Descubrí el fiasco en una feria libre, creo. Estaba sobre el cuadrado de tela sucia un ejemplar amarillo, radiante a pesar del tiempo. Era un ensayo sobre Stevens, de Hernán Galilea, publicado por la colección “El espejo de papel”. Incluía una antología de sus poemas.
De todos los versos de Stevens, me quedo —ahora— con estos: «Los símbolos antiguos no serán ninguna cosa entonces. / Habremos ido detrás de los símbolos / hasta lo que simbolizan…» No encuentro algo más contemporáneo que este reclamo. De una claridad invisible. Toda cultura tiene sus símbolos. Dibujos que remiten a algo. Imágenes y palabras que conducen, o intentan hacerlo, hasta el significado. El historiador Ernst Gombich, aunque estimulaba la etimología del símbolo, era consiente de sus límites. Sabía que los símbolos deben verse naturales, parte del paisaje, surgidos como un árbol que emerge espontáneamente en el jardín. Y de no ser así, los símbolos deben naturalizarse, parecer vernáculos mediante un esfuerzo deliberado.

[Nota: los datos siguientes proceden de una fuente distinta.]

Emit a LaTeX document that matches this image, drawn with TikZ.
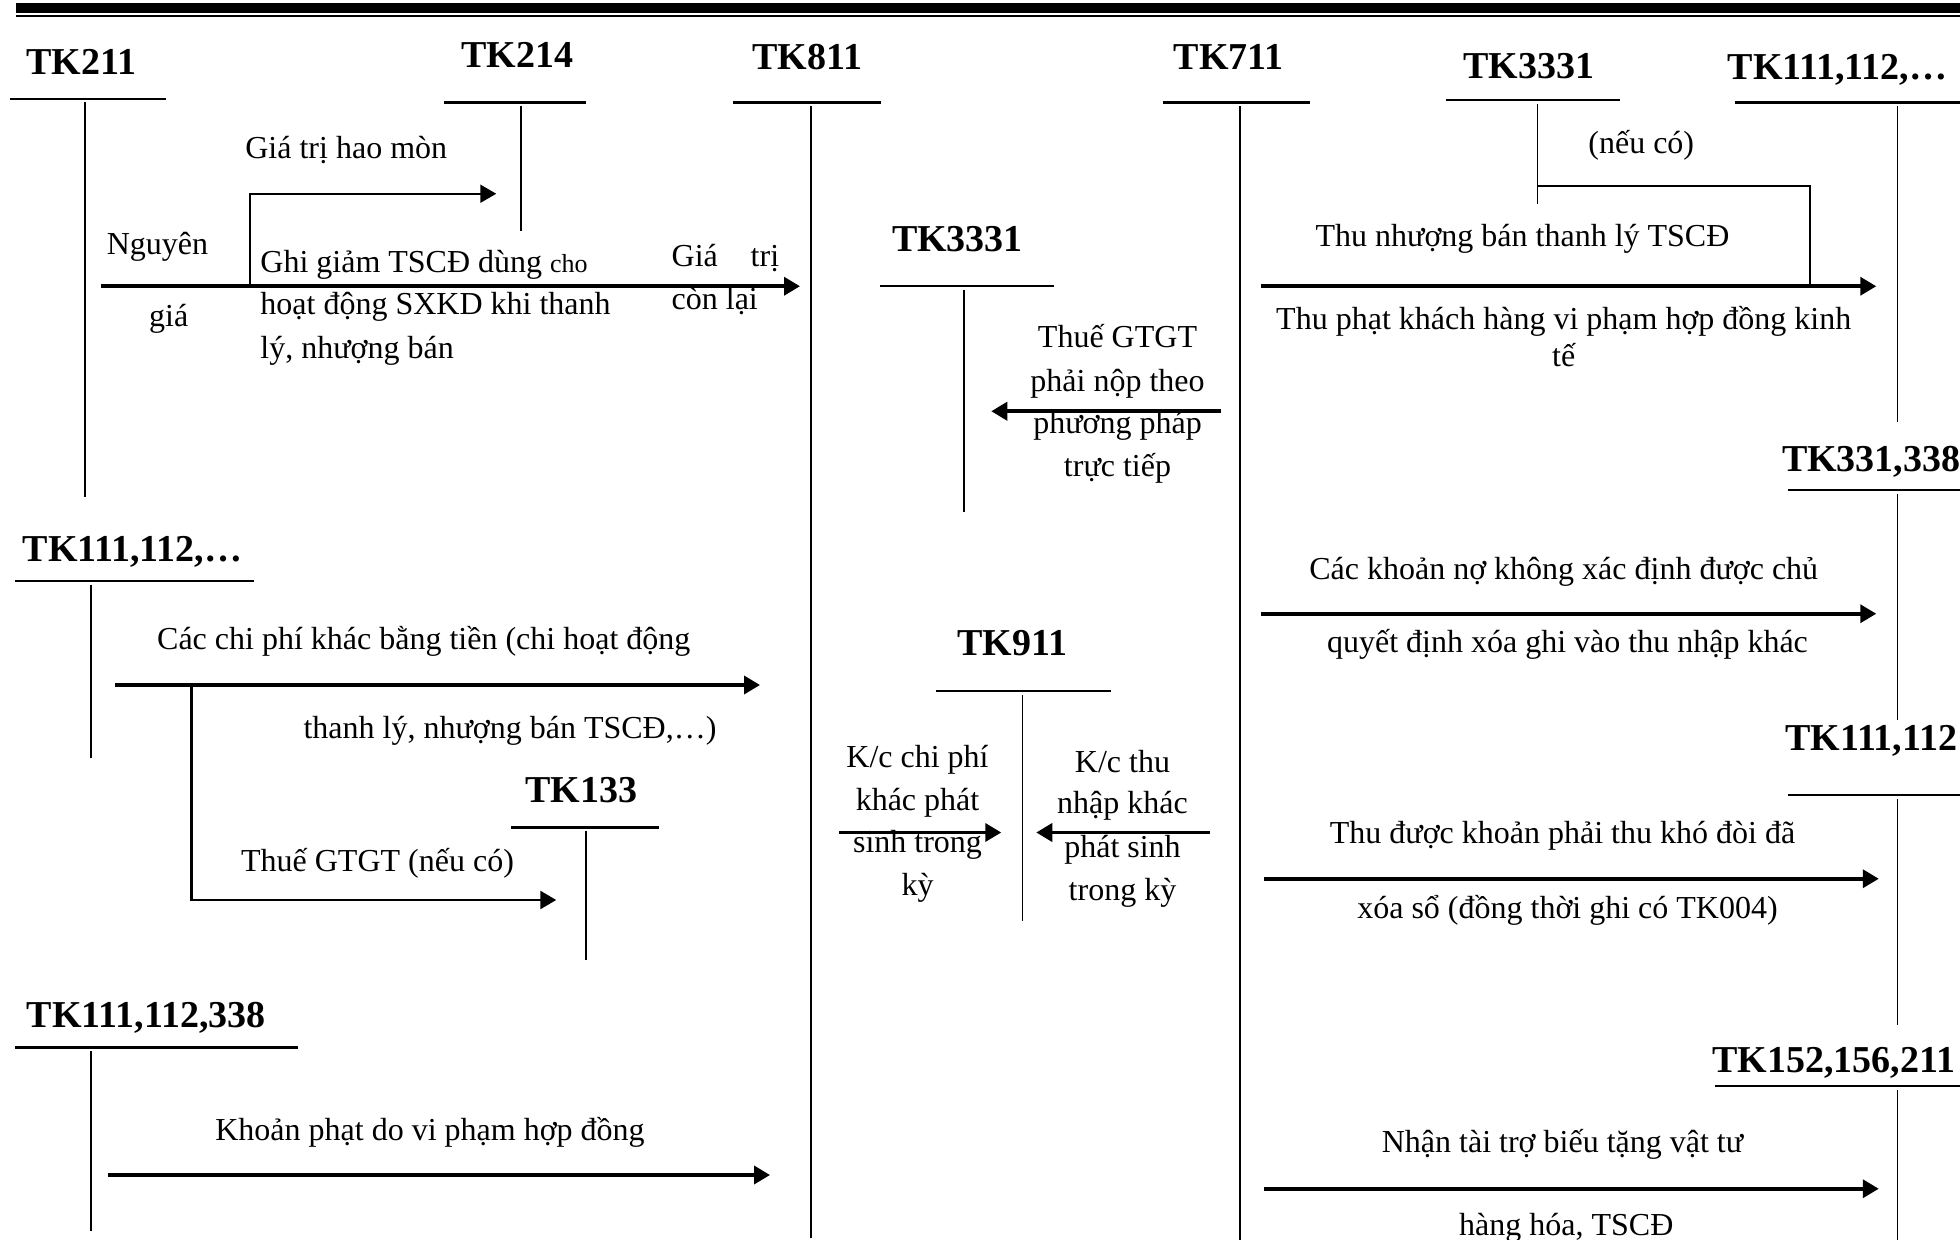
\documentclass[tikz,border=0pt]{standalone}
\usepackage{fontspec}
\setmainfont{Liberation Serif}
\usetikzlibrary{arrows.meta}

% fonts
\newcommand\hdfont{\fontsize{19pt}{22pt}\selectfont\bfseries}
\newcommand\bdfont{\fontsize{16pt}{19pt}\selectfont}

% T-account: name, title, title x, title baseline y, rule left x, rule right x, rule y, stem x, stem bottom y
\newcommand\tacct[9]{%
  \node[hd] (#1) at (#3,#4) {#2};
  \coordinate (#1-l) at (#5,#7);
  \coordinate (#1-r) at (#6,#7);
  \coordinate (#1-t) at (#8,#7+3);
  \coordinate (#1-b) at (#8,#9);
  \draw[uline] (#1-l) -- (#1-r);
  \draw[vline] (#1-t) -- (#1-b);}

\tikzset{
  hd/.style={font=\hdfont, anchor=base, inner sep=0pt},
  lab/.style={font=\bdfont, anchor=base, inner sep=0pt},
  labw/.style={lab, anchor=base west},
  uline/.style={line width=1.2pt},
  vline/.style={line width=0.8pt},
  flow/.style={line width=1.8pt, -{Triangle[length=8pt,width=9pt]}},
  bent/.style={line width=1.1pt, -{Triangle[length=8pt,width=9pt]}},
  tie/.style={line width=0.8pt}
}

\begin{document}
\begin{tikzpicture}[x=0.625pt, y=-0.625pt]
\useasboundingbox (0,0) rectangle (1568,992);

% header rules
\fill (13,2.6) rectangle (1568,10.4);
\fill (13,11.8) rectangle (1568,13.6);

% ---- T-accounts ----
\tacct{a211}{TK211}{65}{60}{8}{133}{79}{68}{398}
\tacct{a214}{TK214}{414}{54}{355}{469}{82}{417}{185}
\tacct{a811}{TK811}{646}{56}{586}{705}{82}{649}{990}
\tacct{a711}{TK711}{983}{56}{930}{1048}{82}{992}{992}
\tacct{a3331t}{TK3331}{1223}{63}{1157}{1296}{80}{1230}{163}
\tacct{a111t}{TK111,112,\ldots}{1470}{64}{1388}{1568}{82}{1518}{338}
\tacct{a3331m}{TK3331}{766}{201}{704}{843}{229}{771}{410}
\tacct{a331}{TK331,338}{1497}{377}{1430}{1568}{392}{1518}{576}
\tacct{a111l}{TK111,112,\ldots}{106}{449}{12}{203}{465}{73}{606}
\tacct{a911}{TK911}{810}{524}{749}{889}{553}{818}{737}
\tacct{a111r}{TK111,112}{1497}{600}{1430}{1568}{636}{1518}{820}
\tacct{a133}{TK133}{465}{642}{409}{527}{662}{469}{768}
\tacct{a338}{TK111,112,338}{117}{822}{12}{238}{838}{73}{985}
\tacct{a152}{TK152,156,211}{1467}{858}{1372}{1568}{869}{1518}{992}

% ---- entries: disposal of fixed assets ----
\coordinate (p1s) at (81,229);   \coordinate (p1e) at (640,229);
\draw[flow] (p1s) -- (p1e);
\coordinate (p2s) at (200,229);  \coordinate (p2e) at (397,155);
\draw[bent] (p2s) |- (p2e);
\node[lab] (l-hm) at (277,127) {Giá trị hao mòn};
\node[lab] (l-ng1) at (126,204) {Nguyên};
\node[lab] (l-ng2) at (135,261) {giá};
\node[labw] (l-gg1) at (208,218) {Ghi giảm TSCĐ dùng {\fontsize{13pt}{15pt}\selectfont cho}};
\node[labw] (l-gg2) at (208,252) {hoạt động SXKD khi thanh};
\node[labw] (l-gg3) at (208,287) {lý, nhượng bán};
\node[labw] (l-gt1) at (537,213) {\makebox[53.75pt][s]{Giá\hfill trị}};
\node[labw] (l-gt2) at (537,248) {còn lại};

% ---- VAT payable, direct method ----
\coordinate (p3s) at (977,329);  \coordinate (p3e) at (793,329);
\draw[flow] (p3s) -- (p3e);
\node[lab] (l-vt1) at (894,278) {Thuế GTGT};
\node[lab] (l-vt2) at (894,313) {phải nộp theo};
\node[lab] (l-vt3) at (894,347) {phương pháp};
\node[lab] (l-vt4) at (894,381) {trực tiếp};

% ---- proceeds from disposal ----
\coordinate (p4a) at (1230,149); \coordinate (p4b) at (1448,229);
\draw[tie] (p4a) -| (p4b);
\coordinate (p5s) at (1009,229); \coordinate (p5e) at (1501,229);
\draw[flow] (p5s) -- (p5e);
\node[lab] (l-nc) at (1313,123) {(nếu có)};
\node[lab] (l-tn) at (1218,197) {Thu nhượng bán thanh lý TSCĐ};
\node[lab] (l-tp1) at (1251,264) {Thu phạt khách hàng vi phạm hợp đồng kinh};
\node[lab] (l-tp2) at (1251,293) {tế};

% ---- written-off payables ----
\coordinate (p6s) at (1009,491); \coordinate (p6e) at (1501,491);
\draw[flow] (p6s) -- (p6e);
\node[lab] (l-kn1) at (1251,464) {Các khoản nợ không xác định được chủ};
\node[lab] (l-kn2) at (1254,522) {quyết định xóa ghi vào thu nhập khác};

% ---- recovered bad debts ----
\coordinate (p7s) at (1011,703); \coordinate (p7e) at (1503,703);
\draw[flow] (p7s) -- (p7e);
\node[lab] (l-kd1) at (1250,675) {Thu được khoản phải thu khó đòi đã};
\node[lab] (l-kd2) at (1254,735) {xóa sổ (đồng thời ghi có TK004)};

% ---- donated goods ----
\coordinate (p8s) at (1011,951); \coordinate (p8e) at (1503,951);
\draw[flow] (p8s) -- (p8e);
\node[lab] (l-tt1) at (1250,922) {Nhận tài trợ biếu tặng vật tư};
\node[lab] (l-tt2) at (1253,988) {hàng hóa, TSCĐ};

% ---- other cash expenses ----
\coordinate (p9s) at (92,548);   \coordinate (p9e) at (608,548);
\draw[flow] (p9s) -- (p9e);
\coordinate (p10s) at (153,548); \coordinate (p10e) at (445,720);
\draw[bent, line width=1.3pt] (p10s) |- (p10e);
\node[lab] (l-cp1) at (339,520) {Các chi phí khác bằng tiền (chi hoạt động};
\node[lab] (l-cp2) at (408,591) {thanh lý, nhượng bán TSCĐ,\ldots)};
\node[lab] (l-vat) at (302,697) {Thuế GTGT (nếu có)};

% ---- closing to TK911 ----
\coordinate (p11s) at (671,666); \coordinate (p11e) at (801,666);
\draw[flow] (p11s) -- (p11e);
\coordinate (p12s) at (968,666); \coordinate (p12e) at (829,666);
\draw[flow] (p12s) -- (p12e);
\node[lab] (l-kc1) at (734,614) {K/c chi phí};
\node[lab] (l-kc2) at (734,648) {khác phát};
\node[lab] (l-kc3) at (734,682) {sinh trong};
\node[lab] (l-kc4) at (734,716) {kỳ};
\node[lab] (l-kt1) at (898,618) {K/c thu};
\node[lab] (l-kt2) at (898,651) {nhập khác};
\node[lab] (l-kt3) at (898,686) {phát sinh};
\node[lab] (l-kt4) at (898,720) {trong kỳ};

% ---- contract penalties ----
\coordinate (p13s) at (86,940);  \coordinate (p13e) at (616,940);
\draw[flow] (p13s) -- (p13e);
\node[lab] (l-kp) at (344,912) {Khoản phạt do vi phạm hợp đồng};
\end{tikzpicture}
\end{document}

A esto nos dedicamos los publicistas, los políticos, los diseñadores, los poetas. A dejar que los significantes se naturalicen hasta que puedan simbolizar algo. Esto es el mercado: un pasillo sin fin de símbolos que alguien pueda reclamar como propio. La velocidad y la técnica nos permiten, al menos, intentarlo. Carlos Peña se refiere a esto en su libro sobre la identidad: «La tarea de la política es esparcir un significante flotante que articule las múltiples demandas de la vida social hasta lograr constituir, en torno a él, un sujeto colectivo».
Los versos de Stevens describen bien, me parece, este momento de fastuosidad simbólica que es, al mismo tiempo, acompañada de un vacío, de una delgadez a la intemperie, de una renuencia letal al significado. La voz cruel y repentina del abuelo, por ejemplo, que en medio de la caña dice que mañana hay que trabajar, o la del centinela que nos advierte que vienen por nosotros, son ecos de Stevens o viceversa. Si no vamos por el significado, seguro él nos alcanzará.